Pushing a File to the ADLS
We need to use the PUT blob request from the Azure Blob Service REST API as this API allows us to put a ‘blob’ (file) with contents into our ADLS:
PUT https://myaccount.blob.core.windows.net/mycontainer/myblob
myaccount is the name of your ADLS storage account. If you don’t know what this name is, you can use the toolkit app to retrieve it.
mycontainer is the name of the container you want to put the file into. As we’ve seen in the result of the previous request, we can use ‘dlsaimmscontainer’, ‘fs-9fa41300-eb70-468f-ae4d-61fcdc115124’ or ‘test’.
myblob refers to the file that is going to be pushed onto the ADLS. In our case this file is called ‘Location Definition.parquet’ and added as a binary object to the body of the request in Postman.

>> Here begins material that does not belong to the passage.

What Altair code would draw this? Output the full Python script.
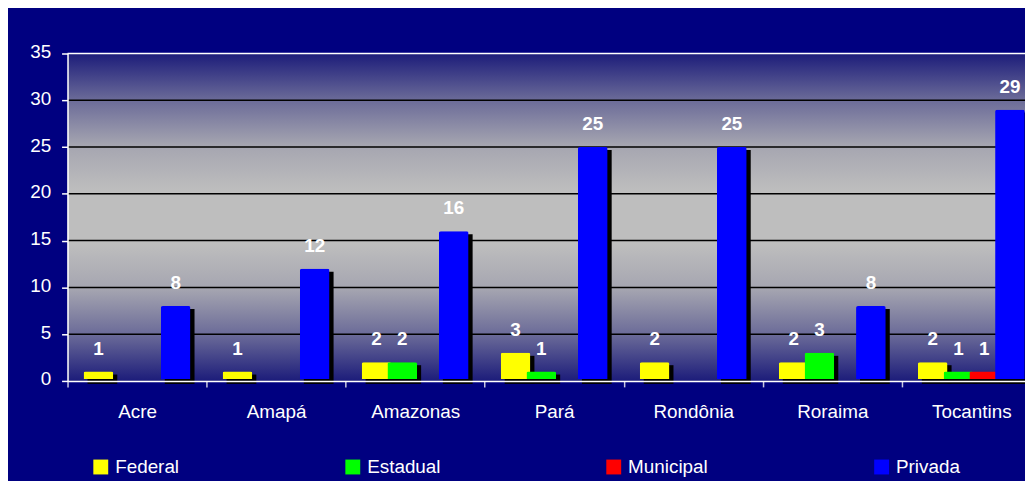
import altair as alt
import pandas as pd

states = ["Acre", "Amapá", "Amazonas", "Pará", "Rondônia", "Roraima", "Tocantins"]
types = ["Federal", "Estadual", "Municipal", "Privada"]
federal = [1, 1, 2, 3, 2, 2, 2]
estadual = [0, 0, 2, 1, 0, 3, 1]
municipal = [0, 0, 0, 0, 0, 0, 1]
privada = [8, 12, 16, 25, 25, 8, 29]
colors = ["#FFFF00", "#00FF00", "#FF0000", "#0000FF"]
y_ticks = [0, 5, 10, 15, 20, 25, 30, 35]

rows = []
for t, vals in zip(types, [federal, estadual, municipal, privada]):
    for s, v in zip(states, vals):
        rows.append({"estado": s, "tipo": t, "valor": v})
df = pd.DataFrame(rows)

FONT = "Liberation Sans"
W, H, XR = 965, 330, 981

yscale = alt.Scale(domain=[0, 35], nice=False)
xscale = alt.Scale(domain=states, rangeMax=XR, paddingInner=0, paddingOuter=0)
oscale = alt.Scale(domain=types, paddingInner=0, paddingOuter=0.7, align=0.5)
oscale_shadow = alt.Scale(domain=types, paddingInner=0, paddingOuter=0.7, align=0.61)

yaxis = alt.Axis(
    title=None, values=y_ticks, grid=False, domainColor="white", domainWidth=1.5,
    tickColor="white", tickSize=6, tickWidth=1.5, labelColor="white",
    labelFontSize=19, labelFont=FONT, labelPadding=11, labelOffset=-2, zindex=1,
)

bg = alt.Chart(pd.DataFrame({"a": [0]})).mark_rect(
    fill=alt.Gradient(
        gradient="linear",
        stops=[
            alt.GradientStop(color="#1c1c7a", offset=0),
            alt.GradientStop(color="#6a6a98", offset=0.14),
            alt.GradientStop(color="#a5a5b0", offset=0.28),
            alt.GradientStop(color="#bebebe", offset=0.42),
            alt.GradientStop(color="#bebebe", offset=0.58),
            alt.GradientStop(color="#a5a5b0", offset=0.72),
            alt.GradientStop(color="#6a6a98", offset=0.86),
            alt.GradientStop(color="#1c1c7a", offset=1),
        ],
        x1=0, x2=0, y1=0, y2=1,
    )
).encode(x=alt.value(0), x2=alt.value(W), y=alt.value(0), y2=alt.value(H))

grid = alt.Chart(pd.DataFrame({"valor": y_ticks[1:]})).mark_rule(strokeWidth=1.5).encode(
    y=alt.Y("valor:Q", scale=yscale, axis=yaxis),
    color=alt.condition(alt.datum.valor == 35, alt.value("white"), alt.value("black")),
)

base = alt.Chart(df).transform_filter(alt.datum.valor > 0)

xenc = alt.X(
    "estado:N", sort=states, scale=xscale,
    axis=alt.Axis(
        title=None, labelAngle=0, tickBand="extent", domainColor="white", domainWidth=1.5,
        tickColor="#c8c8e0", tickSize=6, tickWidth=1.5, labelColor="white",
        labelFontSize=19, labelFont=FONT, labelPadding=16, zindex=1,
    ),
)
yenc = alt.Y("valor:Q", scale=yscale, axis=yaxis)

shadow = base.mark_bar(width=30, color="black", yOffset=3, y2Offset=-3).encode(
    x=xenc, xOffset=alt.XOffset("tipo:N", sort=types, scale=oscale_shadow), y=yenc
)

bars = base.mark_bar(
    width=30, yOffset=-2, y2Offset=2, cornerRadiusTopLeft=2, cornerRadiusTopRight=2
).encode(
    x=xenc, xOffset=alt.XOffset("tipo:N", sort=types, scale=oscale), y=yenc,
    color=alt.Color(
        "tipo:N", sort=types, scale=alt.Scale(domain=types, range=colors),
        legend=alt.Legend(
            title=None, orient="none", legendX=24, legendY=407, direction="horizontal",
            symbolType="square", symbolSize=225, symbolStrokeWidth=0, symbolOpacity=1,
            labelFontSize=19, labelColor="white", labelFont=FONT, labelOffset=5,
            columnPadding=165, gridAlign="each", padding=0,
        ),
    ),
)

labels = base.mark_text(
    dy=-17, baseline="alphabetic", fontWeight="bold", fontSize=19, color="white", font=FONT
).encode(
    x=xenc, xOffset=alt.XOffset("tipo:N", sort=types, scale=oscale), y=yenc,
    text=alt.Text("valor:Q"),
)

front = alt.layer(bars, labels)

chart = alt.layer(bg, grid, shadow, front).resolve_scale(
    xOffset="independent"
).properties(
    width=W, height=H,
    autosize=alt.AutoSizeParams(type="none"),
    padding={"left": 60, "top": 44, "right": 0, "bottom": 100},
    background="#000080",
).configure_view(stroke=None)

chart.save("out.html", embed_options={"renderer": "svg", "actions": False})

Taking these arguments into consideration, the URI will look like:
PUT https://dlsaimms.blob.core.windows.net/test/Location%20Definition.parquet
Important to note here is that a required header needs to be added to this request:
x-ms-blob-type: <BlockBlob ¦ PageBlob ¦ AppendBlob>
In our case, we will choose the value ‘BlockBlob’ as we are adding a new file.
Of course we will also need to add our SAS token for authentication, consisting of the following values for the parameters:
sv = 2022-11-02 (signed storage service version)

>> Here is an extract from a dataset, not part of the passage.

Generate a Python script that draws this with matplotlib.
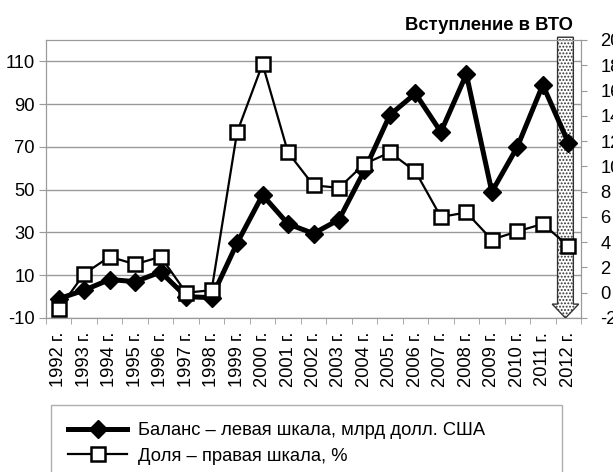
import numpy as np
import matplotlib.pyplot as plt
from matplotlib.patches import Polygon
import matplotlib.transforms as mtransforms

plt.rcParams['font.family'] = ['Liberation Sans', 'DejaVu Sans']
plt.rcParams['axes.unicode_minus'] = False
plt.rcParams['hatch.color'] = '#666666'
plt.rcParams['hatch.linewidth'] = 0.9

# data
years = ['%d г.' % y for y in range(1992, 2013)]
balance = [-1, 3, 8, 7, 11.5, 0, -0.5, 25, 47.5, 34, 29.5, 36, 59, 85,
           95, 77, 104, 49, 70, 99, 72]          # left scale, bn USD
share = [-1.3, 1.5, 2.85, 2.25, 2.85, 0.0, 0.2, 12.7, 18.1, 11.1, 8.5, 8.3,
         10.2, 11.1, 9.6, 6.0, 6.35, 4.2, 4.85, 5.45, 3.7]  # right scale, %
left_ticks = [-10, 10, 30, 50, 70, 90, 110]
right_ticks = list(range(-2, 21, 2))
wto_year = '2012 г.'

grey = '#9a9a9a'
fs = 13.2

fig = plt.figure(figsize=(6.13, 4.72), dpi=100)
ax = fig.add_axes([46 / 613, 1 - 318 / 472, 535 / 613, 278 / 472])
ax2 = ax.twinx()

x = np.arange(len(years))
ax.plot(x, balance, color='black', lw=3.6, marker='D', ms=9.5,
        label='Баланс – левая шкала, млрд долл. США', zorder=3)
ax2.plot(x, share, color='black', lw=1.6, marker='s', ms=10,
         mfc='white', mec='black', mew=1.8, label='Доля – правая шкала, %',
         zorder=4)
ax.set_zorder(ax2.get_zorder() - 1)
ax2.patch.set_visible(False)

ax.set_xlim(-0.5, len(years) - 0.5)
ax.set_ylim(-10, 120)
ax2.set_ylim(-2, 20)
ax.set_yticks(left_ticks)
ax2.set_yticks(right_ticks)
ax.set_xticks(x)
ax.set_xticklabels(years, rotation=90, fontsize=fs)
ax.set_xticks(np.arange(len(years) + 1) - 0.5, minor=True)
ax.tick_params(axis='x', which='major', length=0, pad=10)
ax.tick_params(axis='x', which='minor', length=4, color=grey)
ax.tick_params(axis='y', labelsize=fs, length=5, color=grey, pad=3)
ax2.tick_params(axis='y', labelsize=fs, length=4, color=grey, pad=10)
ax.grid(axis='y', color=grey, lw=1)
for a in (ax, ax2):
    for s in a.spines.values():
        s.set_color(grey)

# arrow marking WTO accession (under the lines)
i = years.index(wto_year)
c = i - 0.11
hw, hh, hl = 0.31, 0.52, 6.5
ax.add_patch(Polygon([(c - hw, 121.3), (c + hw, 121.3), (c + hw, -10 + hl),
                      (c + hh, -10 + hl), (c, -10), (c - hh, -10 + hl),
                      (c - hw, -10 + hl)], closed=True, facecolor='white',
                     edgecolor='#333333', lw=1, hatch='.....', zorder=2,
                     clip_on=False))

trans = mtransforms.blended_transform_factory(ax.transData, fig.transFigure)
ax.text(c + hw, 1 - 25 / 472, 'Вступление в ВТО', transform=trans,
        ha='right', va='center', fontsize=fs, fontweight='bold')

h1, l1 = ax.get_legend_handles_labels()
h2, l2 = ax2.get_legend_handles_labels()
leg = fig.legend(h1 + h2, l1 + l2, loc='upper left', mode='expand',
                 bbox_to_anchor=(51 / 613, 1 - 480 / 472, 511 / 613, 75 / 472),
                 fontsize=fs, frameon=True, fancybox=False, handlelength=3.2,
                 handletextpad=0.6, borderpad=0.95, labelspacing=0.45,
                 borderaxespad=0)
leg.get_frame().set_edgecolor(grey)
leg.get_frame().set_linewidth(1)

plt.savefig('out.png', dpi=100)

ss = bf (we want to access blob and file system)
srt = o (we are putting an Object so need access to an object-level API)
sp = rwc (we’ll need Read, Write and Create permissions for this request)

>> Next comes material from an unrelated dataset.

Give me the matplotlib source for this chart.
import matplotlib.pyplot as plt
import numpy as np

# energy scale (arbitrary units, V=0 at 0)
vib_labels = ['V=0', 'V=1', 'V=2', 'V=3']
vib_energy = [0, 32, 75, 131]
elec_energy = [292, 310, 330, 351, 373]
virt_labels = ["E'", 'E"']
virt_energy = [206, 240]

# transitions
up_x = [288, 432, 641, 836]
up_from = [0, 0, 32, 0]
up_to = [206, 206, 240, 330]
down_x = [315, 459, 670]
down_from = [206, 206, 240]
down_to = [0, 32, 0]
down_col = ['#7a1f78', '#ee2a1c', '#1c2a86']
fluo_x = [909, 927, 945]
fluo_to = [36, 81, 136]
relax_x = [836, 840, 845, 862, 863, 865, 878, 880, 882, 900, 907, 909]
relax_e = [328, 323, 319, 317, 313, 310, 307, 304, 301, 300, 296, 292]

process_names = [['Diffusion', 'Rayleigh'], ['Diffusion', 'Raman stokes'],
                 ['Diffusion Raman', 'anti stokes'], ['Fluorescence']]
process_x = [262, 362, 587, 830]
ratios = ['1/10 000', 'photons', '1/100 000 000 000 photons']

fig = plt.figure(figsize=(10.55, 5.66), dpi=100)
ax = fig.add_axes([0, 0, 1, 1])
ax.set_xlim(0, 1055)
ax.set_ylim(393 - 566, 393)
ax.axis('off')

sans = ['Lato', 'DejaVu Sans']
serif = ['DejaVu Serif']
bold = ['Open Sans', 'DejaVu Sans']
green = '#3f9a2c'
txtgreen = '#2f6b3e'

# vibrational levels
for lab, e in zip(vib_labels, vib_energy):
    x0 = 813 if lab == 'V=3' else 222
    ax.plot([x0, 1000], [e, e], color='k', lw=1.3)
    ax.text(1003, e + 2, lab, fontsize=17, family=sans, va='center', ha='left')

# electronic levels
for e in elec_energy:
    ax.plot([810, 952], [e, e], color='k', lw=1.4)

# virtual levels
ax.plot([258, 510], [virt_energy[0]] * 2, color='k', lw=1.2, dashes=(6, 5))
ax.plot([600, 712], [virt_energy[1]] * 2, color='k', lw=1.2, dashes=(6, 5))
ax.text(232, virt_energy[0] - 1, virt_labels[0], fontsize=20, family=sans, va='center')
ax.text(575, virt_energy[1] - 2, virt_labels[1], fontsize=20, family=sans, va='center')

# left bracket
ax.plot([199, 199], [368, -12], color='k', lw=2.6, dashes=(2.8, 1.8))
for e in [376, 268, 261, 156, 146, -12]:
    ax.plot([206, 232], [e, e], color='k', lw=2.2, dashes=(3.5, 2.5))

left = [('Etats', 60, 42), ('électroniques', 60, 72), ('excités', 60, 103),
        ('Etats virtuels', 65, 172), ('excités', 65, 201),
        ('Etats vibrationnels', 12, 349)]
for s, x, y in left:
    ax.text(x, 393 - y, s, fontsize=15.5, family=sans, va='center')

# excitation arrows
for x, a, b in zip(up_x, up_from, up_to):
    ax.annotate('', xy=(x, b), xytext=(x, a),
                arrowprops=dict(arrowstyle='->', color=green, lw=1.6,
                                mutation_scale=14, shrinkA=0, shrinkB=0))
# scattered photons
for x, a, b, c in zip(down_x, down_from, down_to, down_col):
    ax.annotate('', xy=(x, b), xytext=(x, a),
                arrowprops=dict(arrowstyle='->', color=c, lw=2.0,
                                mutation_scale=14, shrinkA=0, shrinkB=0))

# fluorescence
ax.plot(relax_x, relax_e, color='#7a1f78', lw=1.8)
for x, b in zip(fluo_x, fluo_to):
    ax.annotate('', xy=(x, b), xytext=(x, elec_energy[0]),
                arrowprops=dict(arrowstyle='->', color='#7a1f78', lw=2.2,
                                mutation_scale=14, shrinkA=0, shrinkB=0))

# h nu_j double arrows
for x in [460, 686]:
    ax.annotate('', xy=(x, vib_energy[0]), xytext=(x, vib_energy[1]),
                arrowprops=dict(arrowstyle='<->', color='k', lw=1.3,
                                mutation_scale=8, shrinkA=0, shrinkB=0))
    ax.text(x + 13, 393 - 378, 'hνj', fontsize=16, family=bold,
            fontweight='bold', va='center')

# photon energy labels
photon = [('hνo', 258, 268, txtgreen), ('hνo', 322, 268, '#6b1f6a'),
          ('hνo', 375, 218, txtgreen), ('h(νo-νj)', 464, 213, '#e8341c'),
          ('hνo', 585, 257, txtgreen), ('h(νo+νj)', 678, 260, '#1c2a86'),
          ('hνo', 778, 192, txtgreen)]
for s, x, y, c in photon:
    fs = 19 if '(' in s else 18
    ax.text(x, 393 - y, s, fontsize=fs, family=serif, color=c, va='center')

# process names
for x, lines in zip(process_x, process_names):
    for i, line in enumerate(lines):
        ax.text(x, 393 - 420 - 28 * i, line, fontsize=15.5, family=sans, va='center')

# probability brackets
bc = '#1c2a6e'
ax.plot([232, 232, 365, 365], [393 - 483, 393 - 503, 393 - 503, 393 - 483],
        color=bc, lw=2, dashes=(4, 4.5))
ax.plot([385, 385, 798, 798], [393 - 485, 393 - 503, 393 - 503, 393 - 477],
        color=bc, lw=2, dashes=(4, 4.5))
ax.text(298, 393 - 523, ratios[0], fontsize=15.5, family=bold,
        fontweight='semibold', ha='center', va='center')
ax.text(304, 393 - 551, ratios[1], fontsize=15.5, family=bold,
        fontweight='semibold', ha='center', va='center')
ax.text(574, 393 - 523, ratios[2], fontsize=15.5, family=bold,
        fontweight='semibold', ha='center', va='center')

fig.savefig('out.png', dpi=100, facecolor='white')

se is the end date of the SAS token, formatted as yyyy-mm-ddThh:mm:ssZ in UTC time (where, in our example, %3A is the HTML-friendly replacement of ‘:’). In DEX the function
dex::client::az::ExpiryDateFromNow
was introduced to ease the construction of this argumentspr = optional, but added here to specify we are making a https request
sig = the string-to-sign is a unique string that’s constructed from the abovementioned fields that must be verified to authorize the request. The signature is a hash-based message authentication code (HMAC) that’s computed over the string-to-sign and storage access key by using the SHA256 algorithm, and then encoded by using Base64 encoding. There are tools available for this, but we highly recommend using our ADLS toolkit to create a SAS token
Making our eventual request:
PUT https://dlsaimms.blob.core.windows.net/test/Location%20Definition.parquet?sv=2022-11-02&ss=bf&srt=o&sp=rwc&se=2023-08-15T12%3A08%3A29Z&spr=https&sig=[signature]
Some screenshots from Postman:
If the request succeeded you will get a 201 Created response, meaning the file is now stored in the ‘test’-container on the ADLS. From here it can be accessed from within an AIMMS application for further usage.